## WHAT YOU WILL DO
Using the data below, output the first line and every line after it up to and including the line containing "(0,0) rectangle (1097,578);", exactly as written and with nothing added.

---+---

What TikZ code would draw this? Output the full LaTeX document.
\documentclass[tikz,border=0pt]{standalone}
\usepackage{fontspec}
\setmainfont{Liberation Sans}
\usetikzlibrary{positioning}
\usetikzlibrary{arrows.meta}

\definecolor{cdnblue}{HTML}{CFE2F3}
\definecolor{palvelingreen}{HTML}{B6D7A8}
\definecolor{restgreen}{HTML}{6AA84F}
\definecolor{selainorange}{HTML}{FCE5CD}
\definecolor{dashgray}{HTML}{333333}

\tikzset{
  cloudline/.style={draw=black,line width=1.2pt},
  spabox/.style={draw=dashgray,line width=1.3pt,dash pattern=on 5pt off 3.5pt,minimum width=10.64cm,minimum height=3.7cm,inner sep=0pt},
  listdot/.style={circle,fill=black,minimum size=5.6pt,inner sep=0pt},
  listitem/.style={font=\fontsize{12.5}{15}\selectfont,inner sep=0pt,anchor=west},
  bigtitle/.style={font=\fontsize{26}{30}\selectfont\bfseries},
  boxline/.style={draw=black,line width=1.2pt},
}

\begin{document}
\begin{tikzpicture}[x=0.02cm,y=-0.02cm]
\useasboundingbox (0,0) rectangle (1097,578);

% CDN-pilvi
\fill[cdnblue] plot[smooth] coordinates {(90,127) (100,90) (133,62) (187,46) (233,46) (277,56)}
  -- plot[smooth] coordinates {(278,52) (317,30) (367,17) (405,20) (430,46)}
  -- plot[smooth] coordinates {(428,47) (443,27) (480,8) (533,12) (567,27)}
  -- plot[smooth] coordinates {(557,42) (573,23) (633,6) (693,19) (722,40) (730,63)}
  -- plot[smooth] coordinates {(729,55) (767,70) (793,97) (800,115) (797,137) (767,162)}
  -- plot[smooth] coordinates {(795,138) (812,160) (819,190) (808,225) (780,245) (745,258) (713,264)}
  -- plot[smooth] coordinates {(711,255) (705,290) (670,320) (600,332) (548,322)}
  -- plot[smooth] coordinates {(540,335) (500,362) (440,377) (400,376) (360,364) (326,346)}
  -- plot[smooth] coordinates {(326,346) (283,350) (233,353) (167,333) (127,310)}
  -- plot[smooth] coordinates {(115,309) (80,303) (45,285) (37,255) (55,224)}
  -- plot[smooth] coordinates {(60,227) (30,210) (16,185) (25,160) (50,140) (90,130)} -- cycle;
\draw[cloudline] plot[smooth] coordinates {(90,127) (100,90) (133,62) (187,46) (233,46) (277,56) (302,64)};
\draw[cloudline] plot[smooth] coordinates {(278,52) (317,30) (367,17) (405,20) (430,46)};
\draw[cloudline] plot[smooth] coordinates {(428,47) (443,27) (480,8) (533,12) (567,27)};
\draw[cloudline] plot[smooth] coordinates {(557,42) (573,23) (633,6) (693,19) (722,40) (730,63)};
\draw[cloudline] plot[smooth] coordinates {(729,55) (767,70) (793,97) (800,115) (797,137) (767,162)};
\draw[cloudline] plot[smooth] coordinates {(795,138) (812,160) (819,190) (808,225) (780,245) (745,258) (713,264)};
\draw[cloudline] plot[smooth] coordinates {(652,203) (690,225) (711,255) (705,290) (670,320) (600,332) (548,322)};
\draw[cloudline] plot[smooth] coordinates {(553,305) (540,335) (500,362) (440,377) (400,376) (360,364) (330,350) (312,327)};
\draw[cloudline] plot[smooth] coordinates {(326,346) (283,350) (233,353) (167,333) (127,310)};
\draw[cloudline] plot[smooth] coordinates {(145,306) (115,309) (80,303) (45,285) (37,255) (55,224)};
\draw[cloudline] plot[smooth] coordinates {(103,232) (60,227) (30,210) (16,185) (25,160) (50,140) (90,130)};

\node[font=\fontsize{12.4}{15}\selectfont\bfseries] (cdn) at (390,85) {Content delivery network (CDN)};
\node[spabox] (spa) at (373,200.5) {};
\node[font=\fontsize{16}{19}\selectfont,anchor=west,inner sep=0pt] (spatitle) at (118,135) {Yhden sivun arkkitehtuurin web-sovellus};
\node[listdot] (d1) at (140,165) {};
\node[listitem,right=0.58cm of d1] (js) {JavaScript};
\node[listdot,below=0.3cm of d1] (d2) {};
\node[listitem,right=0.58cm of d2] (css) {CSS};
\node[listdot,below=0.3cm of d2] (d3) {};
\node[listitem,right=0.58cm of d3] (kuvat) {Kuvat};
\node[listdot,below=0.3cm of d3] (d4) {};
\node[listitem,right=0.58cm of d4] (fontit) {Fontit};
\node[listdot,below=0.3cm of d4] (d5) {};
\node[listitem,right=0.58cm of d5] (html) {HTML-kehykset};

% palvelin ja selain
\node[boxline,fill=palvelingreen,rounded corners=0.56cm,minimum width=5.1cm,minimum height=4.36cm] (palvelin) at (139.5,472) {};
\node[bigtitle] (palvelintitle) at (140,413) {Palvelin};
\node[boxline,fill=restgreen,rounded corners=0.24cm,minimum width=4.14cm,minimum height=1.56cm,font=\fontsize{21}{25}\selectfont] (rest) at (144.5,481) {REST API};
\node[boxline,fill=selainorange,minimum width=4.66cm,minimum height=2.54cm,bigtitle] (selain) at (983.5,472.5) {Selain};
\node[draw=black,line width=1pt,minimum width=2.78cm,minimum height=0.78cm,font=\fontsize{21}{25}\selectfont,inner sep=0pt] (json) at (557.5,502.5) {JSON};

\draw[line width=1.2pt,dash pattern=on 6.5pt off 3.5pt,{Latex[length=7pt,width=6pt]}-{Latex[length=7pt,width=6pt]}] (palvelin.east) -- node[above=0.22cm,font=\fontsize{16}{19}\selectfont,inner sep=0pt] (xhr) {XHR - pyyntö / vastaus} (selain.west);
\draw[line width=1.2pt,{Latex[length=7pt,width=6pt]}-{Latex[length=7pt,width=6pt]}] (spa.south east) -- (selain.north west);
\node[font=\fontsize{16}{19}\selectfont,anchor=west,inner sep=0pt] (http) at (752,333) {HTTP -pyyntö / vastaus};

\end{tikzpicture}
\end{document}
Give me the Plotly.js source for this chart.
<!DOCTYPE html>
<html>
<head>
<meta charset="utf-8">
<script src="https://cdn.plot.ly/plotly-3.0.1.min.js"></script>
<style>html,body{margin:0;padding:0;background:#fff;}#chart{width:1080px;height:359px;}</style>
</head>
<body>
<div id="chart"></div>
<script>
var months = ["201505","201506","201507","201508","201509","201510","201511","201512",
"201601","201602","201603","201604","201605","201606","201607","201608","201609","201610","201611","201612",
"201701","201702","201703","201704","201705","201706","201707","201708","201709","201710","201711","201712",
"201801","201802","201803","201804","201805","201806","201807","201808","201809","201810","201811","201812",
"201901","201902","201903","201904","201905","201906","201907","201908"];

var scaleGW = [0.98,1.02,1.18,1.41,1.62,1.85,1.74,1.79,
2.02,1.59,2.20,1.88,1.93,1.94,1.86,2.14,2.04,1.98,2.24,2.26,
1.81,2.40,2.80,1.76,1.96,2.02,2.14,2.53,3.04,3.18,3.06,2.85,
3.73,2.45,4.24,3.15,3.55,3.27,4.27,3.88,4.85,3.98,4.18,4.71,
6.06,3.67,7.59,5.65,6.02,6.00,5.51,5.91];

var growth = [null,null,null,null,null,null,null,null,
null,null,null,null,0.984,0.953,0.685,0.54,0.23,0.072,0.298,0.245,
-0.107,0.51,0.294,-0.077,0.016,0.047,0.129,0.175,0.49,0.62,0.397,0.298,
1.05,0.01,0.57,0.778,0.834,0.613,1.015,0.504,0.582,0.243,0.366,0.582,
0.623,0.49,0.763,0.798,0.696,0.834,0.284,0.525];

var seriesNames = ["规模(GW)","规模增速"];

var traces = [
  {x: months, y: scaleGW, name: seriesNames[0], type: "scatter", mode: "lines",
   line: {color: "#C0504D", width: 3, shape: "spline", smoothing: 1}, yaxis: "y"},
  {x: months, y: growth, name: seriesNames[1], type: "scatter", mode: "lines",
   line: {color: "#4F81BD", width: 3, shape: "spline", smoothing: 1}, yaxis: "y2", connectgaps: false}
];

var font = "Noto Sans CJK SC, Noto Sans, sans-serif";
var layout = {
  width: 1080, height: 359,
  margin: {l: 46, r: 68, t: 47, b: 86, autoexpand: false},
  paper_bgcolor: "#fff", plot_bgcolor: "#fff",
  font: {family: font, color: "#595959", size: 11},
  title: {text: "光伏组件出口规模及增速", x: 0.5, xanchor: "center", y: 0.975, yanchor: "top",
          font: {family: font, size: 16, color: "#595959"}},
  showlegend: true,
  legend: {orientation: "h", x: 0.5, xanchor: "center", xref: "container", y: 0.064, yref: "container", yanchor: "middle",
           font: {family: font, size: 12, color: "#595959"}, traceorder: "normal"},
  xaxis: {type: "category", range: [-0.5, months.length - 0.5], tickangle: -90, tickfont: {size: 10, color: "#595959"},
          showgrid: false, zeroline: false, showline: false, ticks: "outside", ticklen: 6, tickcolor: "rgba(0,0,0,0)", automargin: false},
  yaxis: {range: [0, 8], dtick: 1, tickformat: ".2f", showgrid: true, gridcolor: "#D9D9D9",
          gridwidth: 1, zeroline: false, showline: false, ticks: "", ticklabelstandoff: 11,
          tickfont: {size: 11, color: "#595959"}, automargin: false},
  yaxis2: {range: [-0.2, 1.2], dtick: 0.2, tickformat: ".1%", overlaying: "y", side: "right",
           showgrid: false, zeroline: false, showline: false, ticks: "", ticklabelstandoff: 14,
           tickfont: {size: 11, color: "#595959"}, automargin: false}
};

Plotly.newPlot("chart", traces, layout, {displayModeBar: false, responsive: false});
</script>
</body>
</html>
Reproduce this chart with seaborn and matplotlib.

---+---

## SOLUTION FOR THIS PROBLEM
What TikZ code would draw this? Output the full LaTeX document.
\documentclass[tikz,border=0pt]{standalone}
\usepackage{fontspec}
\setmainfont{Liberation Sans}
\usetikzlibrary{positioning}
\usetikzlibrary{arrows.meta}

\definecolor{cdnblue}{HTML}{CFE2F3}
\definecolor{palvelingreen}{HTML}{B6D7A8}
\definecolor{restgreen}{HTML}{6AA84F}
\definecolor{selainorange}{HTML}{FCE5CD}
\definecolor{dashgray}{HTML}{333333}

\tikzset{
  cloudline/.style={draw=black,line width=1.2pt},
  spabox/.style={draw=dashgray,line width=1.3pt,dash pattern=on 5pt off 3.5pt,minimum width=10.64cm,minimum height=3.7cm,inner sep=0pt},
  listdot/.style={circle,fill=black,minimum size=5.6pt,inner sep=0pt},
  listitem/.style={font=\fontsize{12.5}{15}\selectfont,inner sep=0pt,anchor=west},
  bigtitle/.style={font=\fontsize{26}{30}\selectfont\bfseries},
  boxline/.style={draw=black,line width=1.2pt},
}

\begin{document}
\begin{tikzpicture}[x=0.02cm,y=-0.02cm]
\useasboundingbox (0,0) rectangle (1097,578);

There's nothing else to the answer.